French TV - The Violence Of Amateurs

I know a woman who was born and raised in France, and I asked her what the biggest difference is between American and French television. "Commercials," she snapped. "You have too many commercials on TV. Plus your news starts too early." She admitted, however, that she hasn't lived in France for more than a decade and knows that French broadcasting has become more commercial and less tax-based. In an era of global deregulation and decentralization of services, the world is slowly catching up to the American model of commercial broadcasting, which may not be a bad thing. Just think: if the networks and stations didn't sell their available time, how else could we have enjoyed those umpteen thousand years of Urkel?

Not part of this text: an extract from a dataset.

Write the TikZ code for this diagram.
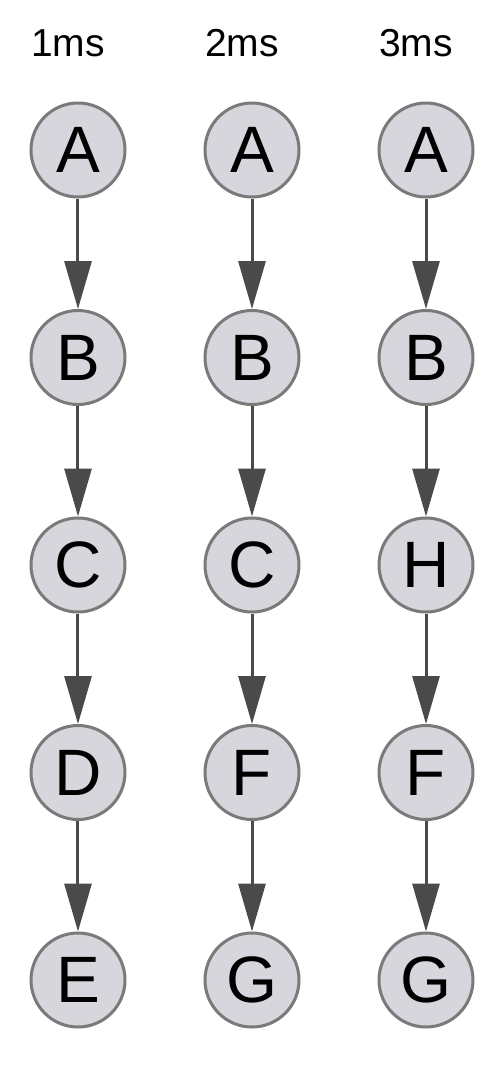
\documentclass[tikz,border=0pt]{standalone}
\usepackage{fontspec}
\setmainfont{Liberation Sans}
\usepackage{tikz}
\usetikzlibrary{arrows.meta, positioning}
\definecolor{nodefill}{HTML}{D6D6DC}
\definecolor{nodeline}{HTML}{7A7A7A}
\definecolor{edgecol}{HTML}{4A4A4A}

\begin{document}
\begin{tikzpicture}[
   node distance=55.25pt and 38.5pt,
   state/.style={circle, draw=nodeline, line width=1.5pt, fill=nodefill,
                 minimum size=47pt, inner sep=0pt,
                 font=\fontsize{32.8pt}{36pt}\selectfont},
   tlabel/.style={inner sep=0pt, xshift=-5pt, font=\fontsize{19.5pt}{22pt}\selectfont},
   arr/.style={-{Triangle[length=24pt, width=13.5pt]}, line width=1.5pt, edgecol}]
 \useasboundingbox (-39pt,75pt) rectangle (212pt,-461pt);
 % column 1
 \node[state] (a1) {A};
 \node[state, below=of a1] (b1) {B};
 \node[state, below=of b1] (c1) {C};
 \node[state, below=of c1] (d1) {D};
 \node[state, below=of d1] (e1) {E};
 % column 2
 \node[state, right=of a1] (a2) {A};
 \node[state, below=of a2] (b2) {B};
 \node[state, below=of b2] (c2) {C};
 \node[state, below=of c2] (f2) {F};
 \node[state, below=of f2] (g2) {G};
 % column 3
 \node[state, right=of a2] (a3) {A};
 \node[state, below=of a3] (b3) {B};
 \node[state, below=of b3] (h3) {H};
 \node[state, below=of h3] (f3) {F};
 \node[state, below=of f3] (g3) {G};
 % time labels
 \node[tlabel, above=22pt of a1] (t1) {1ms};
 \node[tlabel, above=22pt of a2] (t2) {2ms};
 \node[tlabel, above=22pt of a3] (t3) {3ms};
 \draw[arr] (a1) -- (b1);
 \draw[arr] (b1) -- (c1);
 \draw[arr] (c1) -- (d1);
 \draw[arr] (d1) -- (e1);
 \draw[arr] (a2) -- (b2);
 \draw[arr] (b2) -- (c2);
 \draw[arr] (c2) -- (f2);
 \draw[arr] (f2) -- (g2);
 \draw[arr] (a3) -- (b3);
 \draw[arr] (b3) -- (h3);
 \draw[arr] (h3) -- (f3);
 \draw[arr] (f3) -- (g3);
\end{tikzpicture}
\end{document}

You won't find commercial breaks (or traces of Urkel, praise Allah) in The Violence of Amateurs from Louisville's French TV. No short, ready-for-airplay tunes that will later sound pleasing when seeped through speakers in an elevator. Nothing hummable. Nothing that can be used in a karaoke machine. But what you will find is a wacky miasma of long songs with strange melodies, oddly paced rhythms and instrumentation ranging from the obvious (bass, drums, keyboard, guitar) to the bizarre (Hawaiian nose flute, doorbell, and quarter-inch jack). On your first listen, the influences are obvious: King Crimson's progressive bombast, Frank Zappa's stream-of-consciousness leaps from melody to melody, Carl Stallings' cartoon stingers. And with song titles that reference science, Soviet cinema and old comic strips, the work in Violence seems to say, "The entire culture is a playground. Let's go see if we can bury the swing set in the sandbox."

French TV consists of core members Mike Sary (bass), Dean Zigoris (guitar), Bob Douglas (drums) and John Robinson (keyboards). Also appearing are Splatch's Greg Acker on saxes and flutes, Eugene Chadbourne on banjo (Chadbourne will present a concert on October 1 at Artswatch), Cathy Moeller on violin, Steve Good and Aevil on clarinet and saxes, and several others. From this collective comes the opening polyrhythmic/polymelodic track "The Kokonino Stomp" (an appropriate anthem for the surreal Kokonino County, where the comic strip "Krazy Kat" took place). It is followed by "The Secret Life of Walter Riddle," which starts out as a march but jumps right into a segment that sounds like the music we would hear in the old Batman television show when he and Robin were thrashing the crap out of the villain-of-the-week's henchmen. It even contains a few stingers so you can paste "Pow!" and "Whap!" on your own mental TV screen. The title itself is a blend of two cultural morsels: Nelson Riddle, who composed the music used in "Batman," and James Thurber's short story "The Secret Life of Walter Mitty," about a mousy man who frequently leaps in and out of a world of fantasy. Admit it – there are times you wished you had Nelson Riddle's Bat-tunes playing in the background behind you, like when you lay a patch of rubber in your driveway or have face-off with your boss (and wished that he or she had a group of guys in black sweatshirts and wool hats to charge at you so you could make a few "Pows!" and "Whaps!" yourself).

The band also manages some surprisingly gentle jazz in "Mail Order Quarks" and finishes with the lengthy "Joosan Lost/The Fate," segmented into movements that are complete unto themselves, yet vaguely connected. Kind of like a night of Internet surfing.

It's all of the above and more. So unhook your brain. Tune in to French TV and The Violence of Amateurs.